At another point in the debate, Biden dismissed the idea that employers would raise workers’ wages if employers no longer had to provide health insurance under a Medicare for All system. 

“My friend from Vermont thinks the employer’s going to give you back what you’ve negotiated as a union all these years … they’re going to give back that money to the employee?” Biden said.

“As a matter of fact they will,” Sanders interjected.

“Let me tell you something, for a Socialist you’ve got a lot more confidence in corporate America than I do,” Biden responded. 
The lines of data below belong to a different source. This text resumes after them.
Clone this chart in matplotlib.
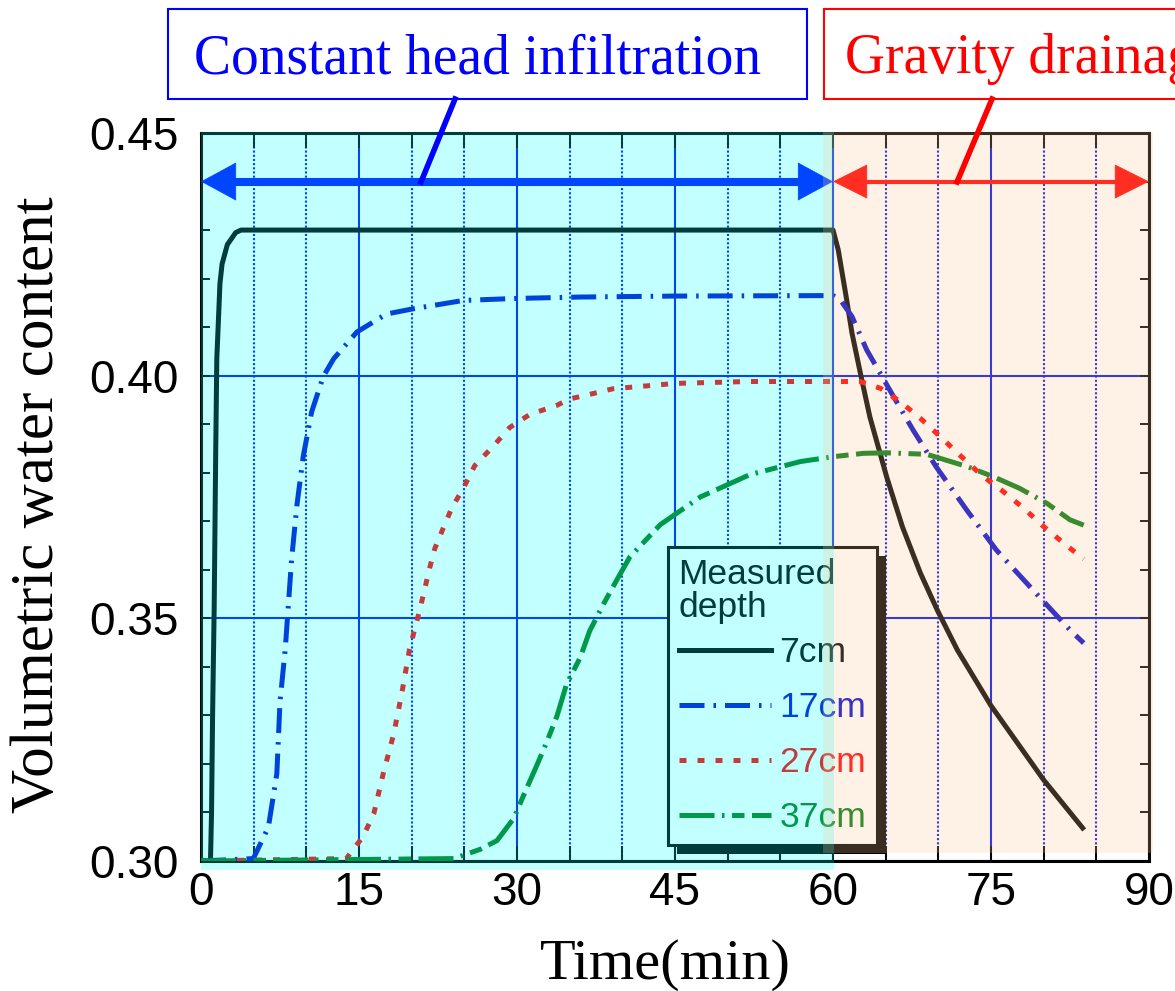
import matplotlib.pyplot as plt
from matplotlib.lines import Line2D
from matplotlib.patches import Rectangle
from matplotlib.ticker import FormatStrFormatter, MultipleLocator

SERIF = "Liberation Serif"
SANS = "Liberation Sans"

W_PX, H_PX = 1175, 991

# Measured volumetric water content at each depth (time in min).
DEPTHS = ["7cm", "17cm", "27cm", "37cm"]

T_7 = [0, 0.9, 1.0, 1.1, 1.25, 1.4, 1.5, 1.8, 2.0, 2.5, 3.3, 3.8, 60.0, 60.5,
       61.3, 61.8, 62.6, 63.5, 65.1, 66.6, 68.3, 69.9, 71.8, 75.0, 80.0, 83.7]
W_7 = [0.300, 0.300, 0.310, 0.330, 0.352, 0.385, 0.4035, 0.419, 0.423, 0.427,
       0.4295, 0.430, 0.430, 0.4259, 0.4156, 0.4088, 0.4005, 0.3915, 0.3791,
       0.3688, 0.3593, 0.3517, 0.3435, 0.332, 0.3167, 0.3068]

T_17 = [0, 4.97, 6.4, 7.2, 7.5, 8.0, 8.3, 8.6, 9.1, 9.7, 10.5, 11.6, 12.6, 14.8,
        17.6, 20.2, 24.9, 29.7, 36, 45, 60, 60.7, 61.8, 63.2, 65.4, 67.6, 69.8,
        72.7, 75.5, 79.0, 82.5, 83.8]
W_17 = [0.300, 0.3005, 0.307, 0.318, 0.3328, 0.3437, 0.3529, 0.3621, 0.3732,
        0.3833, 0.3925, 0.3998, 0.4035, 0.4090, 0.4127, 0.4138, 0.4155, 0.4159,
        0.4162, 0.4164, 0.4165, 0.4156, 0.4122, 0.4053, 0.3970, 0.3888, 0.3812,
        0.3723, 0.3641, 0.3558, 0.3476, 0.3449]

T_27 = [0, 13.8, 15.4, 16.4, 17.3, 18.3, 19.1, 19.8, 20.8, 21.7, 22.2, 23.0,
        23.8, 24.9, 26.0, 27.8, 29.3, 31.2, 33.8, 35.0, 37.2, 39.1, 45, 52, 60,
        62.6, 64.5, 66.4, 68.3, 70.2, 72.2, 74.1, 76.0, 78.1, 80.0, 81.9, 83.8]
W_27 = [0.300, 0.3005, 0.3051, 0.3097, 0.3180, 0.3262, 0.3350, 0.3437, 0.3520,
        0.3603, 0.3644, 0.3686, 0.3727, 0.3768, 0.3815, 0.3856, 0.3893, 0.3920,
        0.3939, 0.3952, 0.3963, 0.3973, 0.3984, 0.3988, 0.3988, 0.3988, 0.3974,
        0.3946, 0.3912, 0.3874, 0.3833, 0.3795, 0.3764, 0.3727, 0.3689, 0.3655,
        0.3622]

T_37 = [0, 24.0, 26.5, 28.1, 29.7, 30.6, 31.9, 32.8, 33.8, 34.7, 36.0, 36.9,
        38.2, 39.5, 40.7, 43.6, 47.4, 52.1, 56.9, 60, 62.9, 65.1, 68.9, 72.7,
        75.2, 77.7, 80.3, 82.5, 83.8]
W_37 = [0.300, 0.3005, 0.3024, 0.3042, 0.3088, 0.3134, 0.3198, 0.3244, 0.3299,
        0.3364, 0.3419, 0.3474, 0.3529, 0.3580, 0.3626, 0.3693, 0.3750, 0.3796,
        0.3823, 0.3833, 0.3840, 0.3841, 0.3838, 0.3813, 0.3792, 0.3768, 0.3737,
        0.3703, 0.3692]

# Test phases: infiltration 0-60 min, drainage 60-90 min
PHASE_EDGES = [0, 60, 90]
PHASE_NAMES = ["Constant head infiltration", "Gravity drainage"]

GRID_BLUE = "#0010e0"
LINE_COLORS = ["#000000", "#0008cc", "#ff0000", "#007a10"]
LINE_STYLES = [
    "-",
    (0, (5, 1.8, 0.5, 1.8)),
    (0, (1.4, 2.2)),
    (0, (7, 1.5, 0.5, 1.5, 2.5, 1.5)),
]


def fx(px):
    return px / W_PX


def fy(py):
    return 1 - py / H_PX


fig = plt.figure(figsize=(W_PX / 100, H_PX / 100), dpi=100)
ax = fig.add_axes([fx(201), fy(861), (1149 - 201) / W_PX, (861 - 133) / H_PX])
ax.set_xlim(0, 90)
ax.set_ylim(0.30, 0.45)

series = [(T_7, W_7), (T_17, W_17), (T_27, W_27), (T_37, W_37)]
for (t, w), name, color, ls in zip(series, DEPTHS, LINE_COLORS, LINE_STYLES):
    ax.plot(t, w, color=color, linestyle=ls, lw=3.6, label=name, zorder=3)

# axes, ticks and grid
ax.xaxis.set_major_locator(MultipleLocator(15))
ax.xaxis.set_minor_locator(MultipleLocator(5))
ax.yaxis.set_major_locator(MultipleLocator(0.05))
ax.yaxis.set_minor_locator(MultipleLocator(0.01))
ax.yaxis.set_major_formatter(FormatStrFormatter("%.2f"))
ax.tick_params(which="both", direction="in", top=True, right=True, width=1.4,
               color="black")
ax.tick_params(axis="x", which="both", length=10.5, pad=7)
ax.tick_params(axis="y", which="both", length=6.5, pad=16)
for lab in ax.get_xticklabels() + ax.get_yticklabels():
    lab.set_fontfamily(SANS)
    lab.set_fontsize(33)
ax.set_axisbelow(True)
ax.grid(which="major", color=GRID_BLUE, lw=1.5, ls="-")
ax.grid(which="minor", axis="x", color=GRID_BLUE, lw=1.5, ls=(0, (1, 1)))
for sp in ax.spines.values():
    sp.set_linewidth(2.2)
    sp.set_color("black")

# phase arrows
y_arrow = 0.44
for (x0, x1), color, lw, hl, hw in [((PHASE_EDGES[0], PHASE_EDGES[1]), "#000dff", 5.8, 24.5, 13.3),
                                     ((PHASE_EDGES[1], PHASE_EDGES[2]), "#ff0000", 3.0, 23.8, 11.9)]:
    head = hl * 100 / 72 / (948 / 90)
    ax.plot([x0 + head * 0.8, x1 - head * 0.8], [y_arrow, y_arrow], color=color,
            lw=lw, solid_capstyle="butt", zorder=4, clip_on=False)
    ax.annotate("", xy=(x1, y_arrow), xytext=(x0, y_arrow),
                arrowprops=dict(arrowstyle=f"<|-|>,head_length={hl},head_width={hw}",
                                mutation_scale=1, color=color, lw=0.5,
                                shrinkA=0, shrinkB=0),
                zorder=4, annotation_clip=False)

# legend with a hard drop shadow
leg = ax.legend(title="Measured\ndepth", loc="lower left",
                bbox_to_anchor=(0.4926, 0.022), borderaxespad=0,
                prop={"family": SANS, "size": 25.5},
                title_fontproperties={"family": SANS, "size": 25.5},
                alignment="left", labelcolor="linecolor", frameon=True,
                fancybox=False, edgecolor="black", facecolor="white",
                framealpha=1, handlelength=2.6, handletextpad=0.25,
                labelspacing=0.62, borderpad=0.3)
leg.get_frame().set_linewidth(2.2)
leg.get_title().set_linespacing(1.0)
leg._legend_box.sep = 9
leg.set_zorder(6)

fig.canvas.draw()
bb = leg.get_window_extent().transformed(ax.transAxes.inverted())
dx = 9 / 948
dy = 9 / 728
ax.add_patch(Rectangle((bb.x0 + dx, bb.y0 - dy), bb.width, bb.height,
                       transform=ax.transAxes, facecolor="black", lw=0,
                       zorder=5.5, clip_on=False))

# translucent phase shading laid over the plot
ax.add_patch(Rectangle((PHASE_EDGES[0], 0.2981), PHASE_EDGES[1] + 0.1, 0.4503 - 0.2981,
                       facecolor="#00ffff", alpha=0.24, lw=0, zorder=20,
                       clip_on=False))
ax.add_patch(Rectangle((PHASE_EDGES[1] - 0.95, 0.3016), PHASE_EDGES[2] - PHASE_EDGES[1] + 1.35,
                       0.4503 - 0.3016, facecolor="#fcc794", alpha=0.23, lw=0,
                       zorder=20, clip_on=False))

# axis titles
fig.text(fx(38), fy(505), "Volumetric water content", family=SERIF, size=44,
         rotation=90, ha="center", va="center")
fig.text(fx(665), fy(979), "Time(min)", family=SERIF, size=42, ha="center",
         va="baseline")

# phase name boxes with leader lines
fig.add_artist(Rectangle((fx(168), fy(99)), (807 - 168) / W_PX, 90 / H_PX,
                         transform=fig.transFigure, facecolor="white",
                         edgecolor="#0000ff", lw=1.5))
fig.text(fx(478), fy(73), PHASE_NAMES[0], family=SERIF, size=40,
         color="#0000ff", ha="center", va="baseline")
fig.add_artist(Line2D([fx(455), fx(421)], [fy(99), fy(182)], color="#0000ff",
                      lw=4, transform=fig.transFigure))

fig.add_artist(Rectangle((fx(824), fy(99)), 0.4, 90 / H_PX,
                         transform=fig.transFigure, facecolor="white",
                         edgecolor="#ff0000", lw=1.5))
fig.text(fx(845), fy(73), PHASE_NAMES[1], family=SERIF, size=40,
         color="#ff0000", ha="left", va="baseline")
fig.add_artist(Line2D([fx(992), fx(957)], [fy(99), fy(182)], color="#ff0000",
                      lw=4, transform=fig.transFigure))

fig.savefig("out.png", dpi=100)
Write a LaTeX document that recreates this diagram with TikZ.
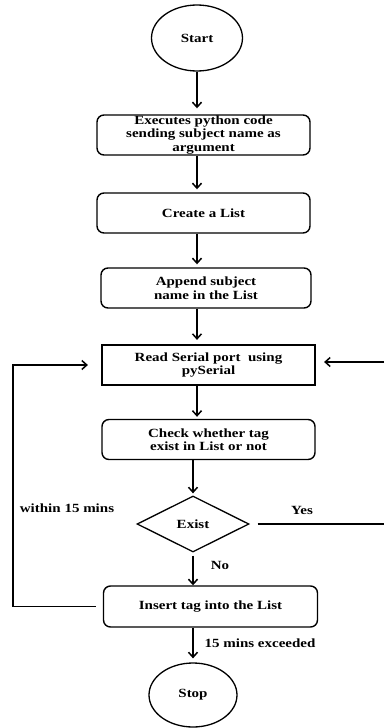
\documentclass[tikz,border=0pt]{standalone}
\usepackage{fontspec}
\setmainfont{Liberation Serif}[FakeStretch=1.2]
\usetikzlibrary{shapes.geometric,arrows.meta}

\tikzset{
  every node/.style={font=\bfseries\fontsize{12.5}{13.5}\selectfont},
  procbox/.style={draw, line width=1.4pt, rounded corners=7pt, align=center,
                  inner sep=0pt, minimum width=213pt, minimum height=40pt},
  iobox/.style={draw, line width=2.2pt, align=center,
                inner sep=0pt, minimum width=213pt, minimum height=40pt},
  terminal/.style={draw, ellipse, line width=1.3pt, inner sep=0pt},
  decision/.style={draw, diamond, line width=1.3pt, inner sep=0pt, aspect=2,
                   minimum width=112pt, minimum height=56pt},
  flow/.style={line width=1.5pt, -{Straight Barb[length=5pt,width=9pt,line width=1.5pt]}},
  plain/.style={line width=1.5pt},
  tag/.style={inner sep=0pt}
}

\begin{document}
\begin{tikzpicture}[x=1pt,y=-1pt]
\useasboundingbox (0,0) rectangle (384,728);

% terminals
\node[terminal, minimum width=91pt, minimum height=66pt] (start) at (197,38) {Start};
\node[terminal, minimum width=88pt, minimum height=64pt] (stop) at (193,695) {Stop};

% process steps
\node[procbox] (exec) at (203.5,135) {Executes python code\\sending subject name as\\argument};
\node[procbox] (create) at (203.5,213) {Create a List};
\node[procbox, minimum width=210pt] (append) at (206,288) {Append subject\\name in the List};
\node[iobox] (read) at (208.5,365) {Read Serial port\ \ using\\pySerial};
\node[procbox] (check) at (208.5,439.5) {Check whether tag\\exist in List or not};
\node[decision] (exist) at (193,524) {Exist};
\node[procbox, minimum width=214pt, minimum height=41pt] (insert) at (210.5,606.5) {Insert tag into the List};

% main chain
\draw[flow, shorten >=6pt] (start.south) -- (start.south |- exec.north);
\draw[flow, shorten >=3pt] (exec.south -| start.south) -- (create.north -| start.south);
\draw[flow, shorten >=3pt] (create.south -| start.south) -- (append.north -| start.south);
\draw[flow, shorten >=4pt] (append.south -| start.south) -- (read.north -| start.south);
\draw[flow, shorten >=2pt] (read.south -| start.south) -- (check.north -| start.south);
\draw[flow, shorten >=2pt] (check.south -| exist.north) -- (exist.north);
\draw[flow, shorten <=3pt] (exist.south) -- (exist.south |- insert.north);
\draw[flow, shorten >=4pt] (insert.south -| exist.south) -- (stop.north);

% loop back while within the time window
\coordinate (loopL) at (13,606.5);
\draw[flow, shorten <=7pt, shorten >=13pt]
  (insert.west) -- (loopL) -- (loopL |- read.west) -- (read.west);

% tag already listed: back to reading
\coordinate (yesEnd) at (384,524);
\coordinate (yesTop) at (384,362);
\draw[plain, shorten <=8pt] (exist.east) -- (yesEnd);
\draw[flow, shorten >=8pt] (yesTop) -- (yesTop -| read.east);

% branch labels
\node[tag] (lyes) at (302,510) {Yes};
\node[tag] (lno) at (220,565) {No};
\node[tag] (lwithin) at (67,508) {within 15 mins};
\node[tag] (lexceed) at (260,643) {15 mins exceeded};
\end{tikzpicture}
\end{document}
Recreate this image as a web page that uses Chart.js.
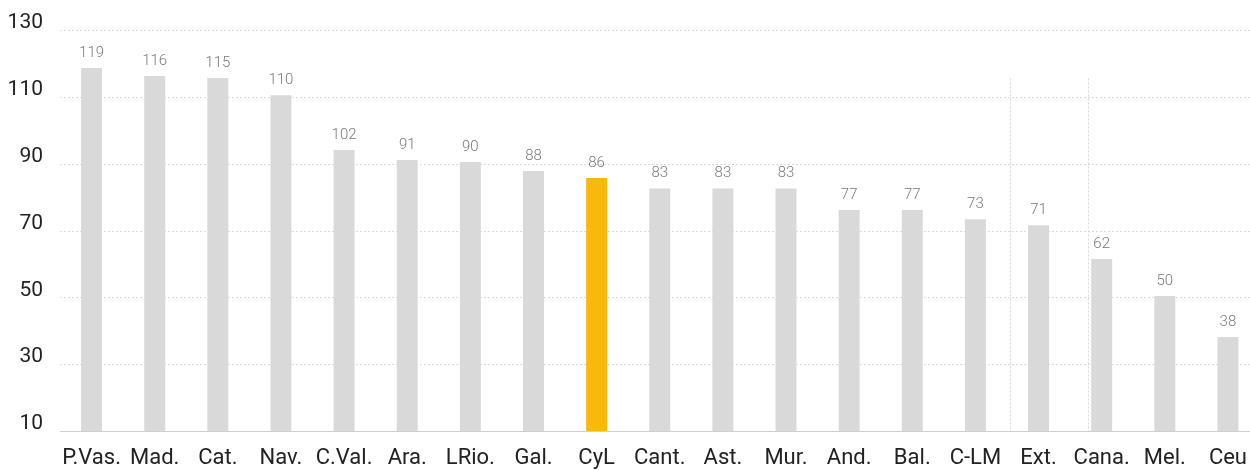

While all of the Democrats advocate large additional government spending to expand health insurance coverage, the debates over whether private insurance should remain as an option has proven to be a particularly fierce source of debate.

Republicans have sensed an opening on that point as well, eagerly bashing Democrats for wanting to take away employer-sponsored coverage that millions of Americans have. Sanders and Warren counter that Medicare for All coverage would be better insurance, with no deductibles at all, so people would not miss it.

“I’ve actually never met anybody who likes their health insurance company,” Warren said, noting people like their doctors, which they would be able to keep. 

Sen. Amy Klobuchar (D-Minn.), who has staked out a more moderate ground, tore into Sanders, though, over his plan’s elimination of private insurance.

“While Bernie wrote the bill, I read the bill, and on page eight of the bill it says that we will no longer have private insurance as we know it,” Klobuchar said.

“I don’t think that’s a bold idea, I think it’s a bad idea,” she added. 

Amid the division, Harris tried to strike a unifying note.

“I think this discussion is giving the American people a headache,” she said. “What they want to know is that they’re going to have health care and cost will not be a barrier to getting it.”